Bread comes from the store. In a plastic bag. The United States might have ice cream truck delivery, but we have fresh baguette delivery. Three times a day, to the sound of a honking bicycle horn, men hawk fresh baguettes up and down our block.

All that pressure. Be this skinny! Look this good! Massive photos outside clothing shops of hopelessly skinny, young, beautiful people.

Too many cards. Credit cards, Panera cards, Starbucks cards, Express cards. If I took every deal card offered I would have to carry a suitcase to the mall.

Can’t open the box. What if I only want one Oreo? I really can’t open the box and just take one? I have to buy the whole box? But I don’t want it all and if I buy it, will probably eat it all.

White noise. There is some kind of bizarre hum in grocery stores and malls, the dental office music, the muffled conversations. It has a manufactured kind of feel and after a few hours enveloped by it, real world sounds like birds and wind and normal voices seem fake.
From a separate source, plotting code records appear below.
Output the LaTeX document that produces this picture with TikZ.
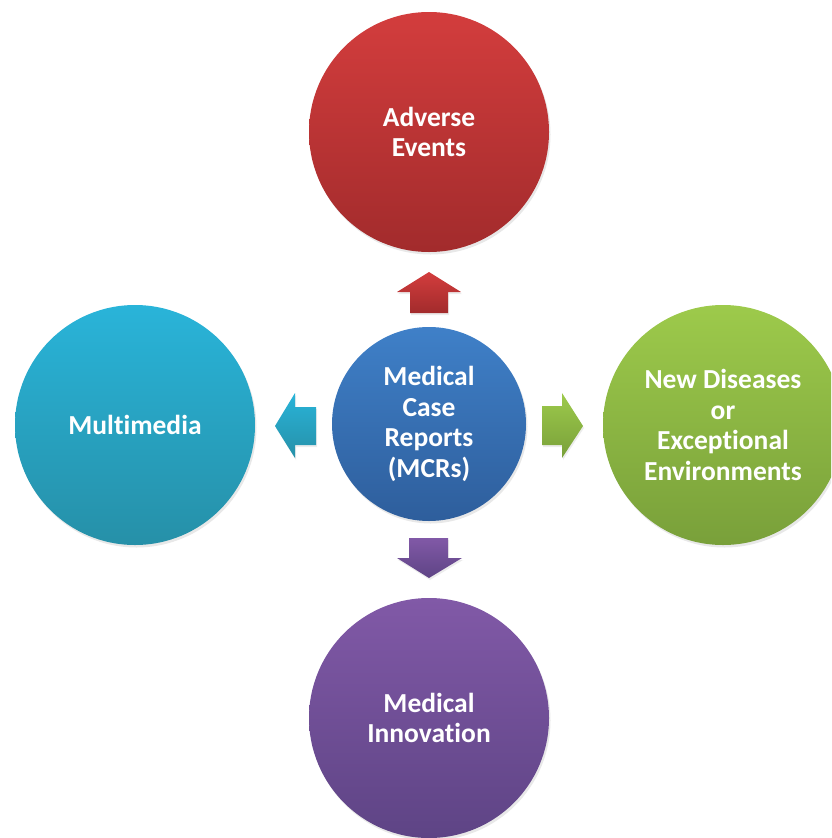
\documentclass[tikz,border=0pt]{standalone}
\usepackage{fontspec}
\setmainfont[Ligatures=NoCommon]{Carlito}
\usetikzlibrary{shadows}
\definecolor{redT}{HTML}{D33D3D}
\definecolor{redB}{HTML}{A22B2C}
\definecolor{bluT}{HTML}{3F80C8}
\definecolor{bluB}{HTML}{2E5E9C}
\definecolor{cyaT}{HTML}{29B4D9}
\definecolor{cyaB}{HTML}{2690A8}
\definecolor{griT}{HTML}{9DCA4B}
\definecolor{griB}{HTML}{79A03A}
\definecolor{purT}{HTML}{8159A7}
\definecolor{purB}{HTML}{5E4485}
\begin{document}
\begin{tikzpicture}[x=1pt,y=-1pt,
  bubble/.style={circle, inner sep=0pt, minimum size=240pt, text=white, align=center,
    font=\bfseries\fontsize{27.5}{30.5}\selectfont,
    drop shadow={opacity=0.18, shadow xshift=1.5pt, shadow yshift=-2.5pt}},
  blk/.style={drop shadow={opacity=0.15, shadow xshift=1pt, shadow yshift=-2pt}}]
\useasboundingbox (0,0) rectangle (831,838);
\clip (0,0) rectangle (831,838);
% circles
\node[bubble, top color=redT, bottom color=redB] (adv) at (429,132) {Adverse\\Events};
\node[bubble, top color=cyaT, bottom color=cyaB] (mul) at (135,425) {Multimedia};
\node[bubble, top color=griT, bottom color=griB] (new) at (723,425) {New Diseases\\or\\Exceptional\\Environments};
\node[bubble, top color=purT, bottom color=purB] (inn) at (429,718) {Medical\\Innovation};
\node[bubble, minimum size=194pt, top color=bluT, bottom color=bluB] (mcr) at (429,424) {Medical\\Case\\Reports\\(MCRs)};
% block arrows
\shade[blk, top color=redT, bottom color=redB]
  (397,292) -- (429,272) -- (461,292) -- (448,292) -- (448,313) -- (410,313) -- (410,292) -- cycle;
\shade[blk, top color=purT, bottom color=purB]
  (409,538) -- (448,538) -- (448,558) -- (462,558) -- (429,578) -- (397,558) -- (409,558) -- cycle;
\shade[blk, top color=cyaT, bottom color=cyaB]
  (275,426) -- (295,393) -- (295,407) -- (316,407) -- (316,445) -- (295,445) -- (295,458) -- cycle;
\shade[blk, top color=griT, bottom color=griB]
  (542,406) -- (562,406) -- (562,393) -- (583,426) -- (562,458) -- (562,445) -- (542,445) -- cycle;
\end{tikzpicture}
\end{document}
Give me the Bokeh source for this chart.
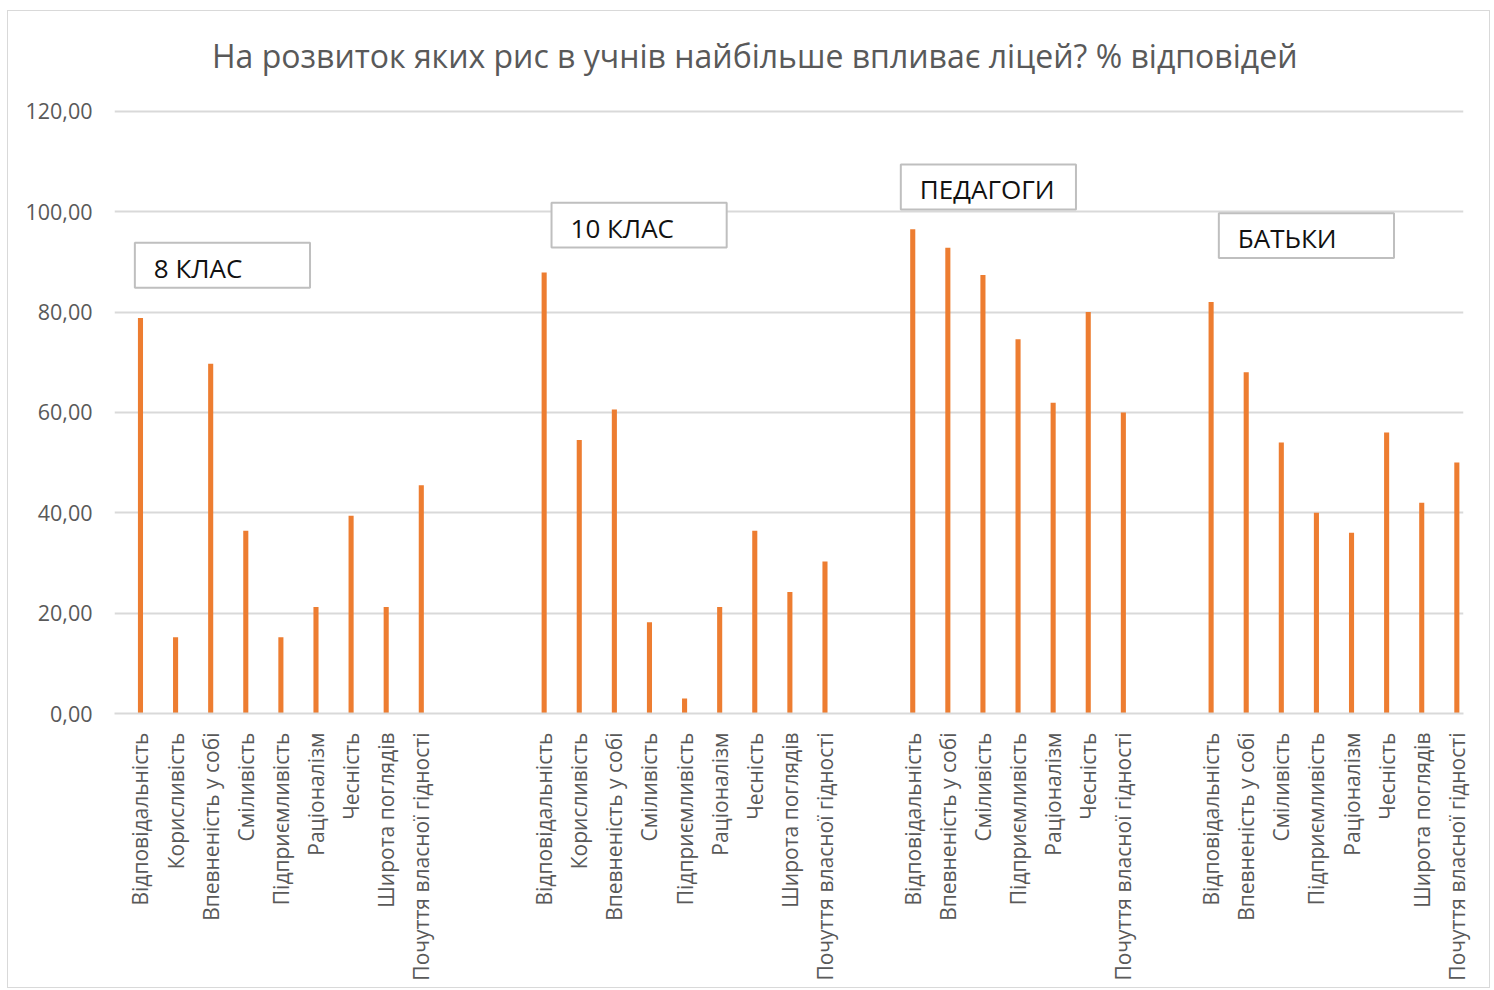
import math
from bokeh.plotting import figure
from bokeh.models import FixedTicker, Range1d, BoxAnnotation, Label, ColumnDataSource
from bokeh.embed import file_html
from bokeh.resources import INLINE

# ---------------- data ----------------
chart_title = "На розвиток яких рис в учнів найбільше впливає ліцей? % відповідей"

group_names = ["8 КЛАС", "10 КЛАС", "ПЕДАГОГИ", "БАТЬКИ"]

cats_8 = ["Відповідальність", "Корисливість", "Впевненість у собі", "Сміливість",
          "Підприємливість", "Раціоналізм", "Чесність", "Широта поглядів",
          "Почуття власної гідності"]
vals_8 = [78.8, 15.2, 69.7, 36.4, 15.2, 21.2, 39.4, 21.2, 45.5]

cats_10 = ["Відповідальність", "Корисливість", "Впевненість у собі", "Сміливість",
           "Підприємливість", "Раціоналізм", "Чесність", "Широта поглядів",
           "Почуття власної гідності"]
vals_10 = [87.9, 54.5, 60.6, 18.2, 3.0, 21.2, 36.4, 24.2, 30.3]

cats_ped = ["Відповідальність", "Впевненість у собі", "Сміливість", "Підприємливість",
            "Раціоналізм", "Чесність", "Почуття власної гідності"]
vals_ped = [96.5, 92.8, 87.4, 74.6, 61.9, 80.0, 60.0]

cats_par = ["Відповідальність", "Впевненість у собі", "Сміливість", "Підприємливість",
            "Раціоналізм", "Чесність", "Широта поглядів", "Почуття власної гідності"]
vals_par = [82.0, 68.0, 54.0, 40.0, 36.0, 56.0, 42.0, 50.0]

y_ticks = [0, 20, 40, 60, 80, 100, 120]
y_tick_labels = ["0,00", "20,00", "40,00", "60,00", "80,00", "100,00", "120,00"]

# ---------------- layout (positions / styles) ----------------
group_cats = [cats_8, cats_10, cats_ped, cats_par]
group_vals = [vals_8, vals_10, vals_ped, vals_par]
group_gaps = [0.0, 3.5, 2.5, 2.5]          # distance (in slots) from previous group's last bar
box_dx = [-0.16, 0.21, -0.34, 0.22]         # label-box left edge relative to group's first bar
box_top = [93.8, 101.8, 109.4, 99.7]        # label-box top (y units)
box_w, box_h = 4.99, 8.95
title_x = 17.5                              # horizontal centre of the chart title (x units)
y_headroom = 15.9                           # empty space above the last gridline (holds the title)

BAR = "#ED7D31"
GRID = "#D9D9D9"
TXT = "#595959"
FONT = "Open Sans"

xs, tops, labels, firsts = [], [], [], []
pos = 0.0
for gi, (cats, vals) in enumerate(zip(group_cats, group_vals)):
    pos = pos + group_gaps[gi] if gi > 0 else 0.0
    firsts.append(pos)
    for i, (c, v) in enumerate(zip(cats, vals)):
        if i > 0:
            pos += 1.0
        xs.append(pos)
        tops.append(v)
        labels.append(c)

src = ColumnDataSource(dict(x=xs, top=tops, label=labels))

p = figure(width=1483, height=978, output_backend="svg", toolbar_location=None,
           x_range=Range1d(-0.74, xs[-1] + 0.19),
           y_range=Range1d(0, y_ticks[-1] + y_headroom),
           min_border_left=106, min_border_right=28, min_border_top=20,
           min_border_bottom=276)
p.styles = {"border": "1.5px solid #D9D9D9", "box-sizing": "border-box",
            "margin-left": "7px", "margin-top": "10px"}
p.outline_line_color = None
p.background_fill_color = "white"
p.border_fill_color = "white"

p.vbar(x="x", top="top", width=0.145, bottom=0, source=src, fill_color=BAR, line_color=None)

# title (as a label above the last gridline)
p.add_layout(Label(x=title_x, y=y_ticks[-1], y_offset=56, text=chart_title,
                   text_font=FONT, text_font_size="32px", text_color=TXT,
                   text_align="center", text_baseline="middle"))

# y axis
p.yaxis.ticker = FixedTicker(ticks=y_ticks)
p.yaxis.major_label_overrides = {k: v for k, v in zip(y_ticks, y_tick_labels)}
p.yaxis.axis_line_color = None
p.yaxis.major_tick_line_color = None
p.yaxis.minor_tick_line_color = None
p.yaxis.major_tick_out = 0
p.yaxis.major_tick_in = 0
p.yaxis.major_label_standoff = 22
p.yaxis.major_label_text_font = FONT
p.yaxis.major_label_text_font_size = "21.5px"
p.yaxis.major_label_text_color = TXT

# x axis
p.xaxis.ticker = FixedTicker(ticks=xs)
p.xaxis.major_label_overrides = {x: l for x, l in zip(xs, labels)}
p.xaxis.major_label_orientation = math.pi / 2
p.xaxis.axis_line_color = GRID
p.xaxis.axis_line_width = 2
p.xaxis.major_tick_line_color = None
p.xaxis.minor_tick_line_color = None
p.xaxis.major_tick_out = 0
p.xaxis.major_tick_in = 0
p.xaxis.major_label_standoff = 19
p.xaxis.major_label_text_font = FONT
p.xaxis.major_label_text_font_size = "21px"
p.xaxis.major_label_text_color = TXT

p.xgrid.grid_line_color = None
p.ygrid.grid_line_color = GRID
p.ygrid.grid_line_width = 2
p.ygrid.ticker = FixedTicker(ticks=y_ticks)

# group label boxes
for gi, name in enumerate(group_names):
    left = firsts[gi] + box_dx[gi]
    top = box_top[gi]
    p.add_layout(BoxAnnotation(left=left, right=left + box_w, top=top, bottom=top - box_h,
                               fill_color="white", fill_alpha=1.0,
                               line_color="#BFBFBF", line_alpha=1.0, line_width=2))
    p.add_layout(Label(x=left, y=top - box_h, x_offset=19, y_offset=20, text=name,
                       text_font=FONT, text_font_size="26px", text_color="#111111",
                       text_baseline="alphabetic", text_align="left"))

open("out.html", "w").write(file_html(p, INLINE))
Silence. Shopping in the US is not silent (see above) but the check-out counter is. The Target cashier doesn’t care that you just picked your kids up from boarding school. Doesn’t shake their hands and welcome them home. Doesn’t ask where you’ve been if you don’t stop in for a few days. You don’t ask about her studies or her new hairstyle. The conversations at a Djiboutian check-out counter might slow down the process but they increase my enjoyment of it.

Full disclosure? I do shop in the US and I actually do enjoy it most of the time. Like every two years sometimes. And I do enjoy the things people shop for and ship to us, like peanut butter and running shoes. So I’m not knocking the entire experience. I also shop in a western-style grocery store in Djibouti but not all the time. I’m just sayin’ American shopping culture can be a bit overwhelming and over-stimulating for this market-shopping expatriate.

(And these are all excellent reasons for Americans to please help us traveling moms when we return to the US and need to go to the store. I have been that woman crying in the grocery store. Sent on a ‘quick’ errand to pick up chips. I thought it would be easy. Heeelllloooo American chip aisle! No easy choices there at all, amiright? I am eternally grateful to the woman who saw me, recognized me, and asked if she could help. She put three or four bags of chips in my arms and sent me on my way.)